### Records with drawing code:

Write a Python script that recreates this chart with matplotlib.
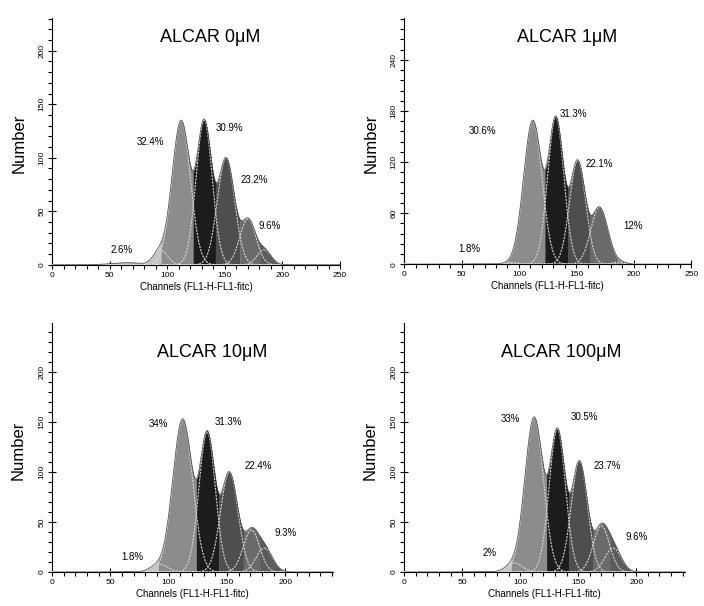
import numpy as np
import matplotlib.pyplot as plt
from matplotlib.ticker import MultipleLocator

plt.rcParams['font.family'] = ['Liberation Sans', 'DejaVu Sans']

titles = ['ALCAR 0\u03bcM', 'ALCAR 1\u03bcM', 'ALCAR 10\u03bcM', 'ALCAR 100\u03bcM']

# fitted components:
# debris tail, sub-G1, peak 1, peak 2, peak 3, peak 4, aggregates
centres_0 = [65, 94, 112, 132, 151, 170, 184]
heights_0 = [2, 14, 135, 135, 100, 43, 14]
widths_0 = [14, 6, 8, 7, 7.5, 7, 6]

centres_1 = [65, 93, 112, 132, 151, 170, 188]
heights_1 = [0.5, 2, 169, 173, 122, 67, 3]
widths_1 = [14, 6, 8, 7, 7, 7.5, 5]

centres_10 = [70, 92, 112, 133, 152, 171, 182]
heights_10 = [0.5, 8, 153, 140, 100, 42, 24]
widths_10 = [14, 7, 8.5, 7, 7.5, 7, 7]

centres_100 = [70, 95, 112, 132, 151, 170, 180]
heights_100 = [0.5, 9, 155, 143, 111, 46, 24]
widths_100 = [14, 7, 8, 7, 7, 7, 7]

pct_0 = ['2.6%', '32.4%', '30.9%', '23.2%', '9.6%']
pct_1 = ['1.8%', '30.6%', '31.3%', '22.1%', '12%']
pct_10 = ['1.8%', '34%', '31.3%', '22.4%', '9.3%']
pct_100 = ['2%', '33%', '30.5%', '23.7%', '9.6%']

panels = [
    (centres_0, heights_0, widths_0, pct_0),
    (centres_1, heights_1, widths_1, pct_1),
    (centres_10, heights_10, widths_10, pct_10),
    (centres_100, heights_100, widths_100, pct_100),
]

# layout: axes rect, limits, tick spacing, label spots (data coords)
rects = [
    [0.074, 0.563, 0.409, 0.408],
    [0.574, 0.564, 0.408, 0.406],
    [0.074, 0.056, 0.399, 0.411],
    [0.574, 0.056, 0.399, 0.411],
]
xmax = [250, 250, 241, 242]
ymax = [231, 289, 249, 249]
ymajor = [50, 60, 50, 50]
yminor = [10, 12, 10, 10]
xmajor_max = [250, 250, 200, 200]
title_pos = [(137, 212), (142, 266), (137, 220), (135, 220)]
label_pos = [
    [(60, 14), (85, 115), (154, 128), (176, 79), (189, 36)],
    [(57, 18), (68, 156), (147, 177), (170, 118), (199, 45)],
    [(69, 15), (91, 148), (151, 150), (177, 106), (200, 39)],
    [(74, 19), (92, 153), (155, 155), (175, 106), (200, 35)],
]
ylab_x = [-0.09, -0.09, -0.093, -0.093]

fills = ['#b8b8b8', '#c4c4c4', '#8c8c8c', '#1c1c1c', '#4e4e4e', '#6a6a6a', '#5c5c5c']

x = np.linspace(0, 250, 1001)

fig = plt.figure(figsize=(7.04, 6.06), dpi=100)

for i, (centres, heights, widths, pcts) in enumerate(panels):
    ax = fig.add_axes(rects[i])
    comps = np.array([h * np.exp(-0.5 * ((x - c) / w) ** 2)
                      for c, h, w in zip(centres, heights, widths)])
    # measured histogram sits between the largest component and their sum
    total = (comps ** 1.5).sum(axis=0) ** (1 / 1.5)
    dom = comps.argmax(axis=0)
    for k in range(len(comps)):
        m = dom == k
        m = m | np.roll(m, 1) | np.roll(m, -1)
        ax.fill_between(x, 0, total, where=m, color=fills[k], lw=0, zorder=2)
    for k in range(1, len(comps)):
        ax.plot(x, comps[k], color='#d4d4d4', lw=0.8, ls=(0, (2, 1)), zorder=3)
    ax.plot(x, total, color='#444444', lw=0.5, zorder=3)

    ax.set_xlim(0, xmax[i])
    ax.set_ylim(0, ymax[i])
    for s in ['top', 'right']:
        ax.spines[s].set_visible(False)
    ax.spines['left'].set_linewidth(0.8)
    ax.spines['bottom'].set_linewidth(0.8)

    ax.set_xticks(np.arange(0, xmajor_max[i] + 1, 50))
    ax.xaxis.set_minor_locator(MultipleLocator(10))
    ax.yaxis.set_major_locator(MultipleLocator(ymajor[i]))
    ax.yaxis.set_minor_locator(MultipleLocator(yminor[i]))
    ax.tick_params(axis='x', which='major', direction='inout', length=6, width=0.8,
                   labelsize=6, pad=2)
    ax.tick_params(axis='x', which='minor', direction='out', length=3, width=0.8)
    ax.tick_params(axis='y', which='major', direction='inout', length=6, width=0.8,
                   labelsize=6, pad=2)
    ax.tick_params(axis='y', which='minor', direction='out', length=3, width=0.8)
    for lab in ax.get_yticklabels():
        lab.set_rotation(90)
        lab.set_va('center')

    ax.set_xlabel('Channels (FL1-H-FL1-fitc)', fontsize=7, labelpad=2)
    ax.set_ylabel('Number', fontsize=12)
    ax.yaxis.set_label_coords(ylab_x[i], 0.49)

    tx, ty = title_pos[i]
    ax.text(tx, ty, titles[i], fontsize=13, ha='center', va='center')
    for (lx, ly), p in zip(label_pos[i], pcts):
        ax.text(lx, ly, p, fontsize=7, ha='center', va='center',
                family=['Liberation Sans Narrow', 'Liberation Sans'])

fig.savefig('out.png', dpi=100)
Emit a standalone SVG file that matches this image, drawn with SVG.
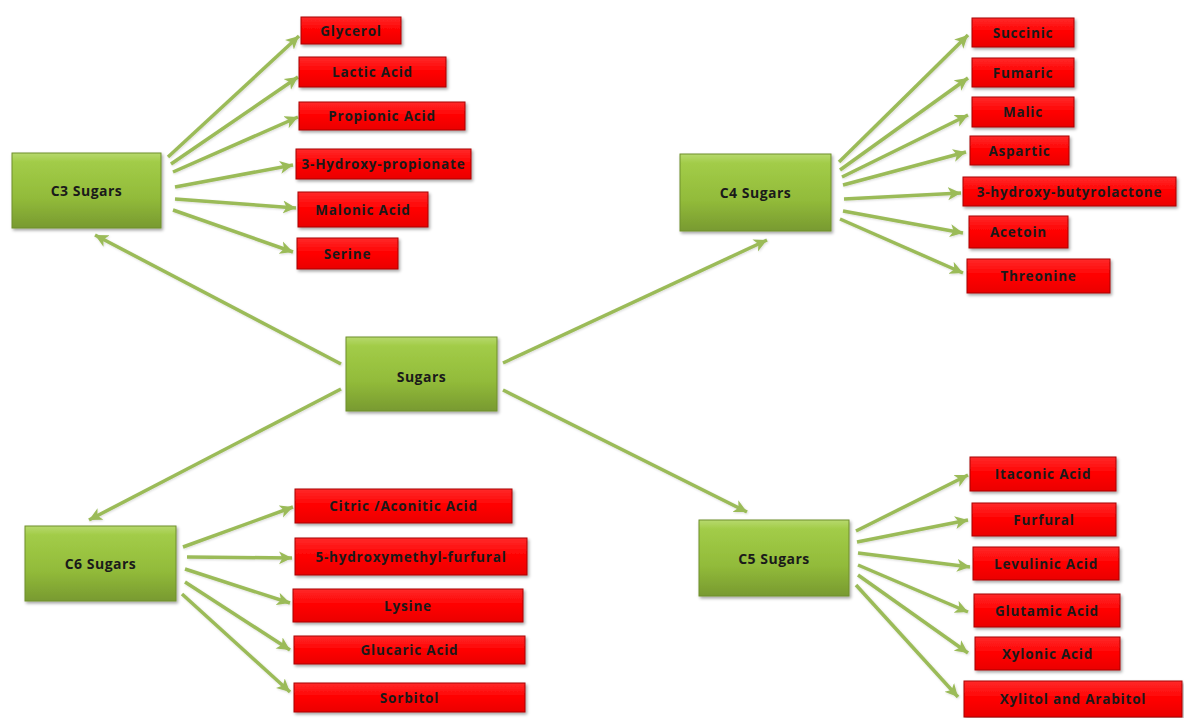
<svg xmlns="http://www.w3.org/2000/svg" width="1184" height="718" viewBox="0 0 1184 718">
  <style>
    .hub rect { fill: url(#greenFill); stroke: #6f8f2c; stroke-width: 1; filter: url(#shadow); }
    .leaf rect { fill: url(#redFill); stroke: #a80000; stroke-width: 1; filter: url(#shadow); }
    text { font-family: "Open Sans", "Liberation Sans", sans-serif; font-weight: bold; text-anchor: middle; dominant-baseline: central; fill: #1a1a1a; }
    .hub text { font-size: 14px; letter-spacing: 0.5px; }
    .leaf text { font-size: 13.5px; letter-spacing: 0.8px; }
    #connectors line { stroke: #9bbb59; stroke-width: 3.5; stroke-linecap: butt; marker-end: url(#head); }
    #connectors { filter: url(#lineShadow); }
  </style>
  <defs>
    <linearGradient id="greenFill" x1="0" y1="0" x2="0" y2="1">
      <stop offset="0" stop-color="#b7d96d"/>
      <stop offset="0.12" stop-color="#a2cc48"/>
      <stop offset="0.6" stop-color="#92bb3a"/>
      <stop offset="1" stop-color="#789a30"/>
    </linearGradient>
    <linearGradient id="redFill" x1="0" y1="0" x2="0" y2="1">
      <stop offset="0" stop-color="#ff2a2a"/>
      <stop offset="0.5" stop-color="#ff0000"/>
      <stop offset="1" stop-color="#ea0000"/>
    </linearGradient>
    <filter id="shadow" x="-10%" y="-20%" width="125%" height="150%">
      <feDropShadow dx="1.5" dy="2" stdDeviation="1.5" flood-color="#000" flood-opacity="0.35"/>
    </filter>
    <filter id="lineShadow" filterUnits="userSpaceOnUse" x="0" y="0" width="1184" height="718">
      <feDropShadow dx="0.8" dy="1" stdDeviation="0.8" flood-color="#000" flood-opacity="0.15"/>
    </filter>
    <marker id="head" markerUnits="userSpaceOnUse" markerWidth="14" markerHeight="14" viewBox="0 0 14 14" refX="13" refY="7" orient="auto">
      <path d="M0,0.5 L13,7 L0,13.5 L3.5,7 z" fill="#9bbb59"/>
    </marker>
  </defs>

  <rect width="1184" height="718" fill="#ffffff"/>

  <g id="connectors">
    <!-- hub to sugar classes -->
    <line x1="341" y1="364" x2="95" y2="235"/>
    <line x1="503" y1="363" x2="767" y2="240"/>
    <line x1="341" y1="389" x2="89" y2="520"/>
    <line x1="503" y1="390" x2="747" y2="512"/>
    <!-- C3 products -->
    <line x1="168" y1="157" x2="299" y2="36"/>
    <line x1="171" y1="164" x2="298" y2="77"/>
    <line x1="173" y1="172" x2="298" y2="117"/>
    <line x1="175" y1="187" x2="293" y2="165"/>
    <line x1="175" y1="199" x2="296" y2="208"/>
    <line x1="173" y1="210" x2="293" y2="252"/>
    <!-- C4 products -->
    <line x1="839" y1="162" x2="968" y2="35"/>
    <line x1="840" y1="170" x2="968" y2="78"/>
    <line x1="842" y1="177" x2="968" y2="115"/>
    <line x1="843" y1="185" x2="966" y2="152"/>
    <line x1="844" y1="199" x2="961" y2="193"/>
    <line x1="843" y1="211" x2="963" y2="233"/>
    <line x1="840" y1="219" x2="963" y2="273"/>
    <!-- C6 products -->
    <line x1="183" y1="547" x2="293" y2="507"/>
    <line x1="187" y1="557" x2="292" y2="558"/>
    <line x1="185" y1="569" x2="290" y2="603"/>
    <line x1="185" y1="582" x2="290" y2="650"/>
    <line x1="182" y1="594" x2="290" y2="692"/>
    <!-- C5 products -->
    <line x1="856" y1="531" x2="968" y2="475"/>
    <line x1="857" y1="542" x2="968" y2="520"/>
    <line x1="858" y1="553" x2="970" y2="567"/>
    <line x1="858" y1="565" x2="968" y2="612"/>
    <line x1="858" y1="575" x2="968" y2="653"/>
    <line x1="856" y1="585" x2="958" y2="697"/>
  </g>

  <!-- sugar classes -->
  <g id="sugars" class="hub"><rect x="346" y="337" width="151" height="74"/><text x="421.5" y="376">Sugars</text></g>
  <g id="c3-sugars" class="hub"><rect x="12" y="153" width="149" height="75"/><text x="86.5" y="190.5">C3 Sugars</text></g>
  <g id="c4-sugars" class="hub"><rect x="680" y="154" width="151" height="77"/><text x="755.5" y="192.5">C4 Sugars</text></g>
  <g id="c6-sugars" class="hub"><rect x="25" y="526" width="151" height="75"/><text x="100.5" y="563.5">C6 Sugars</text></g>
  <g id="c5-sugars" class="hub"><rect x="699" y="520" width="150" height="76"/><text x="774" y="558">C5 Sugars</text></g>

  <!-- C3 products -->
  <g id="glycerol" class="leaf"><rect x="301" y="17" width="100" height="27"/><text x="351" y="30.5">Glycerol</text></g>
  <g id="lactic-acid" class="leaf"><rect x="299" y="57" width="147" height="30"/><text x="372.5" y="72">Lactic Acid</text></g>
  <g id="propionic-acid" class="leaf"><rect x="299" y="102" width="166" height="28"/><text x="382" y="116">Propionic Acid</text></g>
  <g id="hydroxy-propionate" class="leaf"><rect x="296" y="149" width="175" height="30"/><text x="383.5" y="164">3-Hydroxy-propionate</text></g>
  <g id="malonic-acid" class="leaf"><rect x="298" y="192" width="130" height="35"/><text x="363" y="209.5">Malonic Acid</text></g>
  <g id="serine" class="leaf"><rect x="297" y="238" width="101" height="31"/><text x="347.5" y="253.5">Serine</text></g>

  <!-- C4 products -->
  <g id="succinic" class="leaf"><rect x="972" y="18" width="102" height="29"/><text x="1023" y="32.5">Succinic</text></g>
  <g id="fumaric" class="leaf"><rect x="972" y="58" width="102" height="29"/><text x="1023" y="72.5">Fumaric</text></g>
  <g id="malic" class="leaf"><rect x="972" y="97" width="102" height="30"/><text x="1023" y="112">Malic</text></g>
  <g id="aspartic" class="leaf"><rect x="970" y="136" width="99" height="29"/><text x="1019.5" y="150.5">Aspartic</text></g>
  <g id="hydroxy-butyrolactone" class="leaf"><rect x="963" y="177" width="213" height="29"/><text x="1069.5" y="191.5">3-hydroxy-butyrolactone</text></g>
  <g id="acetoin" class="leaf"><rect x="969" y="216" width="99" height="32"/><text x="1018.5" y="232">Acetoin</text></g>
  <g id="threonine" class="leaf"><rect x="967" y="259" width="143" height="34"/><text x="1038.5" y="276">Threonine</text></g>

  <!-- C6 products -->
  <g id="citric-aconitic-acid" class="leaf"><rect x="295" y="489" width="217" height="34"/><text x="403.5" y="506">Citric /Aconitic Acid</text></g>
  <g id="hydroxymethyl-furfural" class="leaf"><rect x="295" y="538" width="232" height="37"/><text x="411" y="556.5">5-hydroxymethyl-furfural</text></g>
  <g id="lysine" class="leaf"><rect x="293" y="589" width="230" height="33"/><text x="408" y="605.5">Lysine</text></g>
  <g id="glucaric-acid" class="leaf"><rect x="294" y="636" width="231" height="28"/><text x="409.5" y="650">Glucaric Acid</text></g>
  <g id="sorbitol" class="leaf"><rect x="294" y="683" width="231" height="29"/><text x="409.5" y="697.5">Sorbitol</text></g>

  <!-- C5 products -->
  <g id="itaconic-acid" class="leaf"><rect x="970" y="457" width="146" height="34"/><text x="1043" y="474">Itaconic Acid</text></g>
  <g id="furfural" class="leaf"><rect x="972" y="503" width="144" height="33"/><text x="1044" y="519.5">Furfural</text></g>
  <g id="levulinic-acid" class="leaf"><rect x="973" y="547" width="146" height="33"/><text x="1046" y="563.5">Levulinic Acid</text></g>
  <g id="glutamic-acid" class="leaf"><rect x="974" y="594" width="146" height="33"/><text x="1047" y="610.5">Glutamic Acid</text></g>
  <g id="xylonic-acid" class="leaf"><rect x="975" y="637" width="145" height="33"/><text x="1047.5" y="653.5">Xylonic Acid</text></g>
  <g id="xylitol-arabitol" class="leaf"><rect x="964" y="681" width="218" height="36"/><text x="1073" y="699">Xylitol and Arabitol</text></g>
</svg>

### TASK TO COMPLETE:
Find the word "matplotlib" in the entries, and copy every line it shows up in.

### EXERCISE ANSWER:
Write a Python script that recreates this chart with matplotlib.
import matplotlib.pyplot as plt
from matplotlib.ticker import MultipleLocator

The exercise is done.